Rich People Are Destroying the Planet
Rich people have a carbon footprint 25 times the size of even the typical American. To tackle climate change, we need to start with fossil capital and the most affluent.

In the United States, those in the top decile of income account for half of household emissions, while those in the bottom half account for under 10 percent. (Greg Rivers / Unsplash)
Last spring, the Financial Times published a useful series of charts showing the correlation between CO2 emissions and the global distribution of wealth. The inequalities of the climate crisis are often, in many ways rightly, conceptualized as inequities between countries — particularly those of a few rich, carbon-intensive, industrialized economies and the rest.

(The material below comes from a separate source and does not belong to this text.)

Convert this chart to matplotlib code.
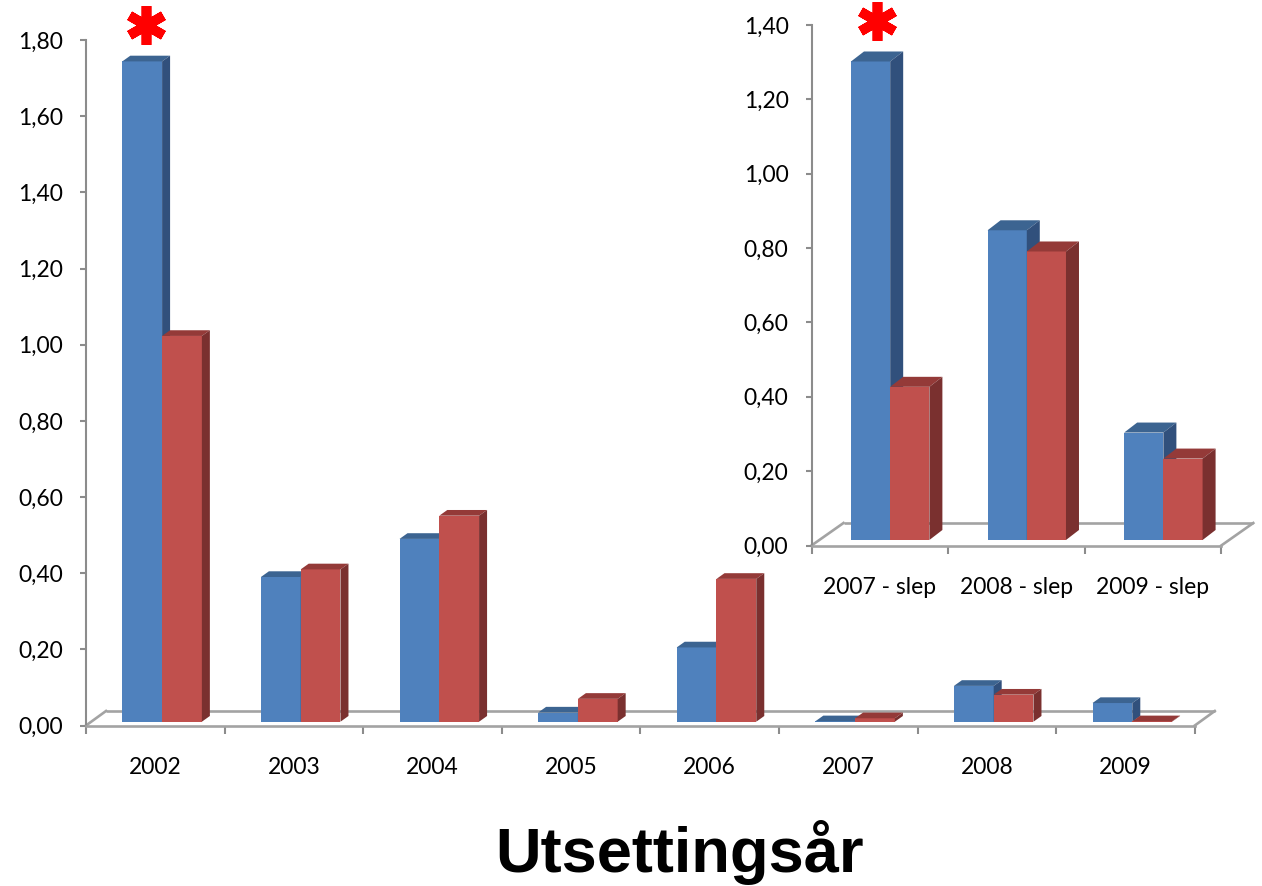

But, as the FT’s data very clearly showed, there’s actually a stark and highly visible divide between a tiny minority of extremely wealthy people and everyone else. Taken as a whole, those in the global top 1 percent of income account for 15 percent of emissions, which is more than double the share of those in the bottom half. The extremely wealthy have only gotten richer over the past thirty years and, as the data shows, their carbon footprints have gotten much bigger as well.

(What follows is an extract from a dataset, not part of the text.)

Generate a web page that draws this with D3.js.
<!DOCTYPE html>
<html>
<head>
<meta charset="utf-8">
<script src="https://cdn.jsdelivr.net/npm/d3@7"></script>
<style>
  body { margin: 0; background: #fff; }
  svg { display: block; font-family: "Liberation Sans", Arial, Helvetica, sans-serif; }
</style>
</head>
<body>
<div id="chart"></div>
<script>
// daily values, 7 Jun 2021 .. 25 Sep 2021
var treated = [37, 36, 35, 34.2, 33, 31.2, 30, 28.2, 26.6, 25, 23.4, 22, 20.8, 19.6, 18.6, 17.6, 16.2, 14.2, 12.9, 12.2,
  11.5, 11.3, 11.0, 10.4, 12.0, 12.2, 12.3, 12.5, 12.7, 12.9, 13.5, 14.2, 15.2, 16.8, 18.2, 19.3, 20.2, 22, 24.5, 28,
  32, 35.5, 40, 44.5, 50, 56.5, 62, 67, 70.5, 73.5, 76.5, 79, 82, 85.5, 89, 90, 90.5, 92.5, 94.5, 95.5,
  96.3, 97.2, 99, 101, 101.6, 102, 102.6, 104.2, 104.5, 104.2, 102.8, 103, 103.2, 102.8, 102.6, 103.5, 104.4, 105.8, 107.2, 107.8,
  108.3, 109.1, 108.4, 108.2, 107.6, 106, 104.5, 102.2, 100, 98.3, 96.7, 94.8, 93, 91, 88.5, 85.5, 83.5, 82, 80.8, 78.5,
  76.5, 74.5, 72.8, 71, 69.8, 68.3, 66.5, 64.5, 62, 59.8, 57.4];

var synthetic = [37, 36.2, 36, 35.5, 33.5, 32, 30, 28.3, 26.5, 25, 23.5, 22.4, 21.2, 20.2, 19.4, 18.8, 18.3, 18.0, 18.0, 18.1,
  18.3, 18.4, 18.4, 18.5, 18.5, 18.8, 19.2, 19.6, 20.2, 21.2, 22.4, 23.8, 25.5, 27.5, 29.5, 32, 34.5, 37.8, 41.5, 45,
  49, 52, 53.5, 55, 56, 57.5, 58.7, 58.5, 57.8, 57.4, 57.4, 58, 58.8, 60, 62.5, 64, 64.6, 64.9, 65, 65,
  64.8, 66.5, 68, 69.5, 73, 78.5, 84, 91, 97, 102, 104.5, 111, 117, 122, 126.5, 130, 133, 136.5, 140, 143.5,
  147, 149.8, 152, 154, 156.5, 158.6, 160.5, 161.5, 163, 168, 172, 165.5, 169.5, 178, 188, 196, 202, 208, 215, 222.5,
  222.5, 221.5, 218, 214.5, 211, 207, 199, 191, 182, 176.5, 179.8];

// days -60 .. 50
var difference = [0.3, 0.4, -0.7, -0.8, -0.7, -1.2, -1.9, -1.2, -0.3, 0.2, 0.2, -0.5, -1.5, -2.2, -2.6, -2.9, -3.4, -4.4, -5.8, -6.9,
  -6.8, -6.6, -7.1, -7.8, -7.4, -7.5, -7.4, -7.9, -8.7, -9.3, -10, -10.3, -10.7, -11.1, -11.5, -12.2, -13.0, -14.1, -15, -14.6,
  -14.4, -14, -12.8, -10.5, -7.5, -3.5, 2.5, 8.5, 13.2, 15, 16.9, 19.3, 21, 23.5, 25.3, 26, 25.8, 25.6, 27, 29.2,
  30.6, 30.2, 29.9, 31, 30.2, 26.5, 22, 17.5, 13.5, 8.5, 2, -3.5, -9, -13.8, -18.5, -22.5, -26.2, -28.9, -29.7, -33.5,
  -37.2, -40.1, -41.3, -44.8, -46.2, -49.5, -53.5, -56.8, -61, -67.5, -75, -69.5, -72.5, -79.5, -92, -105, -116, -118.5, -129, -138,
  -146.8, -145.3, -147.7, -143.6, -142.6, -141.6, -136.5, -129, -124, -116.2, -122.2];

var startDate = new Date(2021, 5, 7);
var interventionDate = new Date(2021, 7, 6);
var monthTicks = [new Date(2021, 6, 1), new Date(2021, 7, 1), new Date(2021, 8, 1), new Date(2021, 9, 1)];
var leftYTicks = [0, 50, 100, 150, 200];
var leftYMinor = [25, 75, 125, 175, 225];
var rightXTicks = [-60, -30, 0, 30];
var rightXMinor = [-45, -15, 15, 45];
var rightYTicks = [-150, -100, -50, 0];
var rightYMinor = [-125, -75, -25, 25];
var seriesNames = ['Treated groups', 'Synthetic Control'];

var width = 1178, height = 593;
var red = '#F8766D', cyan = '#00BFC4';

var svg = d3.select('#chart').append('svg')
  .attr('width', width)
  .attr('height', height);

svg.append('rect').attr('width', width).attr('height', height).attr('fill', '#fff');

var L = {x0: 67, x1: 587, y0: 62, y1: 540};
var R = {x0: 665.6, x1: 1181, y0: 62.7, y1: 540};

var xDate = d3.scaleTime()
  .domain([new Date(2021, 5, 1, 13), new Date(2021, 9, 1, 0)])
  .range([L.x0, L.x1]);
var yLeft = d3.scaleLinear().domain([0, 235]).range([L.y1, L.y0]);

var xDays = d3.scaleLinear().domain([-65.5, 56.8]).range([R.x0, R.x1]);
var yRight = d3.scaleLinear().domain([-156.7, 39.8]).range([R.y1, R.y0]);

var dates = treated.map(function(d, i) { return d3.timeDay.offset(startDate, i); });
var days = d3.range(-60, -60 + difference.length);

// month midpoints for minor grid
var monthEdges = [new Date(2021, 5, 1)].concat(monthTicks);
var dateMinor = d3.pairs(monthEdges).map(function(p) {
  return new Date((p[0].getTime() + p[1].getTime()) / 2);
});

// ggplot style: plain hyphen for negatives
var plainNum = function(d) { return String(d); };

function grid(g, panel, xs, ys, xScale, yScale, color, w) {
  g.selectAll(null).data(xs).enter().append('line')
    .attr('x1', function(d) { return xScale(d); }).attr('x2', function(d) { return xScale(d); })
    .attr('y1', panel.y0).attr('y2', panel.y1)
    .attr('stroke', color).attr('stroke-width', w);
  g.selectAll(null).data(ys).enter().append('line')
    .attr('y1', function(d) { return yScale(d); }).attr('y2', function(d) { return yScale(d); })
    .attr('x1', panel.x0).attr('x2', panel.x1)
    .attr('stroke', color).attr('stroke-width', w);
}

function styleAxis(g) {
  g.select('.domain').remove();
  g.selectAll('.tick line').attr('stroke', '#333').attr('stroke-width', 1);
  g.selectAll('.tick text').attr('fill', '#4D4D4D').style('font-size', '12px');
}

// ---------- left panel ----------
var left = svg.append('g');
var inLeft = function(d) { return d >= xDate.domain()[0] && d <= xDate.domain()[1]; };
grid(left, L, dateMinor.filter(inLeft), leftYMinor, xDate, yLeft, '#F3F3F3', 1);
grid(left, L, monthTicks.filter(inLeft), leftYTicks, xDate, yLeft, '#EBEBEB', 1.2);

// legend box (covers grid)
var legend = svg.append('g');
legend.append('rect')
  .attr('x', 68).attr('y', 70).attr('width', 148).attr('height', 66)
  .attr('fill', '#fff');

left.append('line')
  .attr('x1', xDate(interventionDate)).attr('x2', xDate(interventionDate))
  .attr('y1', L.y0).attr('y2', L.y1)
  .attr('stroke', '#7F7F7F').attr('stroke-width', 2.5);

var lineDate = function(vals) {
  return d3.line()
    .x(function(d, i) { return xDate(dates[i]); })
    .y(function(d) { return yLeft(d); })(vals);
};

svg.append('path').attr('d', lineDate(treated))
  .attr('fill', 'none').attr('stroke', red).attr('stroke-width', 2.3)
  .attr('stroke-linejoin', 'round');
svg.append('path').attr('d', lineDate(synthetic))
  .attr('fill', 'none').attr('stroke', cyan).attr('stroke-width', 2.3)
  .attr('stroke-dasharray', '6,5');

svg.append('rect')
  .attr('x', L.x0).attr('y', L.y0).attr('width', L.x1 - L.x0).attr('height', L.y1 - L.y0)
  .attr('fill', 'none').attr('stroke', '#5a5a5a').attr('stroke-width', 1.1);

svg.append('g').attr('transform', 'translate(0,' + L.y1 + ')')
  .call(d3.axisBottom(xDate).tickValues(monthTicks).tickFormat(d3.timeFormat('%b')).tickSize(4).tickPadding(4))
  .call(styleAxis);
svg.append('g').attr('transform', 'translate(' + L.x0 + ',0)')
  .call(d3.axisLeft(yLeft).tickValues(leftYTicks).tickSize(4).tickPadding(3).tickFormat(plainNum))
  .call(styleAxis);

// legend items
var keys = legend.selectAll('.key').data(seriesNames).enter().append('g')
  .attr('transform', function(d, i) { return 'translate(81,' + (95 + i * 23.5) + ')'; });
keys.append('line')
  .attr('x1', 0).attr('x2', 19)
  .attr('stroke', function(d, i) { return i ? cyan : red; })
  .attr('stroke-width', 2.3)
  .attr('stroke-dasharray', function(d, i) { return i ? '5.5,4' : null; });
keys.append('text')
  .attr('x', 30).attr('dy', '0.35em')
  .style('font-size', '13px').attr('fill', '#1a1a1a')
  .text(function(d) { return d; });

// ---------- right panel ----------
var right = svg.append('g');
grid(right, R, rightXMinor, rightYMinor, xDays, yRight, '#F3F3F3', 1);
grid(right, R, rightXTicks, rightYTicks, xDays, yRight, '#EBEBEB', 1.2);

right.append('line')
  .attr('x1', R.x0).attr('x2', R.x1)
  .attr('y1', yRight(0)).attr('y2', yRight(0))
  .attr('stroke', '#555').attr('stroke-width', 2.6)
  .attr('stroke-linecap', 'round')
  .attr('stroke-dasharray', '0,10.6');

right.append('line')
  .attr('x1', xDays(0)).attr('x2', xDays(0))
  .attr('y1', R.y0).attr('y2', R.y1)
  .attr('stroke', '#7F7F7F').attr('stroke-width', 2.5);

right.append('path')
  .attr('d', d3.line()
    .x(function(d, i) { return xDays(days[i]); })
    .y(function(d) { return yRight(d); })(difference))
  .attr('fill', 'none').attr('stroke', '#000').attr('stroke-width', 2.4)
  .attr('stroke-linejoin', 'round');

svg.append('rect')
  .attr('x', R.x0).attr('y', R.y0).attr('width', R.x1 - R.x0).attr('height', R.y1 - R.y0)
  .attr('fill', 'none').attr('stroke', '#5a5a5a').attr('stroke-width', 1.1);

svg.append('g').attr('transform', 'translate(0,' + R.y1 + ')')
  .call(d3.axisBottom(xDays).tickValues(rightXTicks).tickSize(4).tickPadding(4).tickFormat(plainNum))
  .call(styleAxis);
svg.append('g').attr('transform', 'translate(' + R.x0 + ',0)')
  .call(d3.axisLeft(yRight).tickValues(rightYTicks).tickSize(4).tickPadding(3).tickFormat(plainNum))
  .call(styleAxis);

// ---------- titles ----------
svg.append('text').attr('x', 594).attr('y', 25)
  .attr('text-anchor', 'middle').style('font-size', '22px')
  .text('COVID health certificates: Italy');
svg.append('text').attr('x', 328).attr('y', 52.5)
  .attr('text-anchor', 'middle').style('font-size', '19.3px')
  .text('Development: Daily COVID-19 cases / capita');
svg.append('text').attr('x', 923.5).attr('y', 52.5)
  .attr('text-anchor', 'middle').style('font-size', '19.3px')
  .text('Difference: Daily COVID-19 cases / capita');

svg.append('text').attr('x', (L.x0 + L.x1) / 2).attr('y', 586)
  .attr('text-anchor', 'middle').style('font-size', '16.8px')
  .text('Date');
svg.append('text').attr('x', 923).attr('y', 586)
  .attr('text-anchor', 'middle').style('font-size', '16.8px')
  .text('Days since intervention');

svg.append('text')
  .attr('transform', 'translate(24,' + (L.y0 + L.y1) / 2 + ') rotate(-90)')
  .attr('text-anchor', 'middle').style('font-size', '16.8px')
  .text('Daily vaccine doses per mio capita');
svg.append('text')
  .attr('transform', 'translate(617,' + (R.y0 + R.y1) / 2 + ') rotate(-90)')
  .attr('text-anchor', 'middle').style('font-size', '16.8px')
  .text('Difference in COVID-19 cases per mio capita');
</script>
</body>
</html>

When this perspective is narrowed to individual countries, the class divide vis-à-vis carbon emissions is truly astonishing to behold. In the United States, those in the top decile of income alone account for half of household emissions while the bottom half account for under 10 percent. While America is admittedly a pretty extreme case, the same basic pattern holds true across many large industrialized economies — a point which underscores that the divides within countries are often at least as important as the divides between them.